If you live an active lifestyle pain is unavoidable.  Stressing our muscles and joints to a certain degree is how our bodies get stronger and more resilient.  However, there’s a lot of room for over-stressing and over-doing.  That’s why pain is your body’s ultimate protective mechanism and shouldn’t be ignored.  It’s how your body tells you that the demand placed on it is more than its current capacity.  To ignore this would be like ignoring your check-engine-light and taking a cross-country trip.  You’ve always wanted to do it and no little light is going to stop you.  The light won’t, but a damaged engine will.

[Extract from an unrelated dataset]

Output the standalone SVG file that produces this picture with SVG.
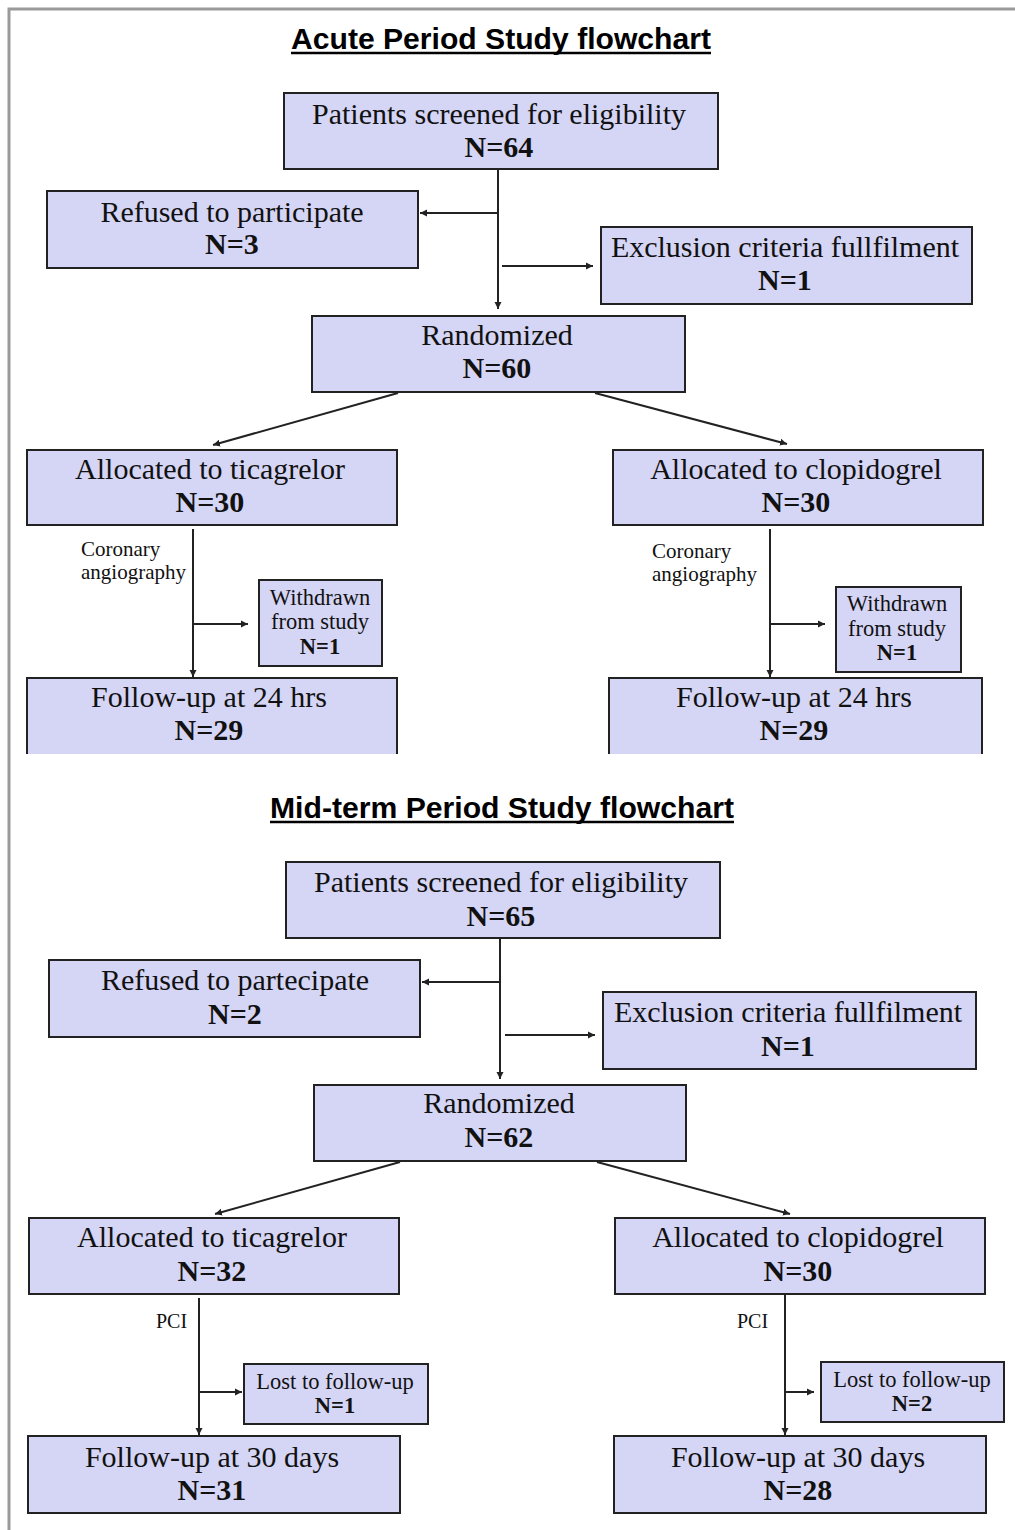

Check engine light in yellow on automobile dashboard

Signs that you need to make a pit stop and find the root-cause of your pain:

  1. Pain that is stabbing and sharp in nature.
  2. Nerve symptoms: shooting, burning, numbness, tingling
  3. Pain that restricts activity and range of motion
  4. Pain that has become chronic
  5. Pain after hearing a pop and/or followed by inflammation

Traffic light

Minor tweaks and twinges may simply require activity modifications in order to get the green light to go.  These things include:

  1. Improving technique and form (it’s important to get together with a coach or trainer to help you work on these issues because you’ll likely not be able to catch them on your own).
  2. Peeling back and grading your exposure to activity especially if it’s a new activity or you haven’t done it in a while.
  3. Warming up and cooling down before and after vigorous exercise.
  4. Adding variety of movements to prevent overuse.
  5. Scheduling rest and recovery in your week so your body can adapt and heal.

If minor tweaks and twinges aren’t corrected with the above recommendations then something more is going on.  Historically it will evolve to something more chronic if not addressed appropriately.  At this point it is not advisable to “push-through” the pain because you’ll simply continue to dig a deeper hole for yourself.

What happens if we ignore pain and continue to overuse our bodies?

Here are some examples of what happens if we continue to push through the pain in different scenarios:

  • If you’re a runner with shin-splints you could then develop stress fractures.
  • If you’re having trouble with overhead workouts because you feel a “pinch” in your shoulder you could tear a rotator cuff muscle.
  • If you have a stiff neck in the mornings and are starting to lose range of motion you could develop nerve pain down the arm.
  • If your lower back is always sore you could develop a disc herniation.

Hopefully, this gives you a frame work to better understand pain as your body’s protective mechanism.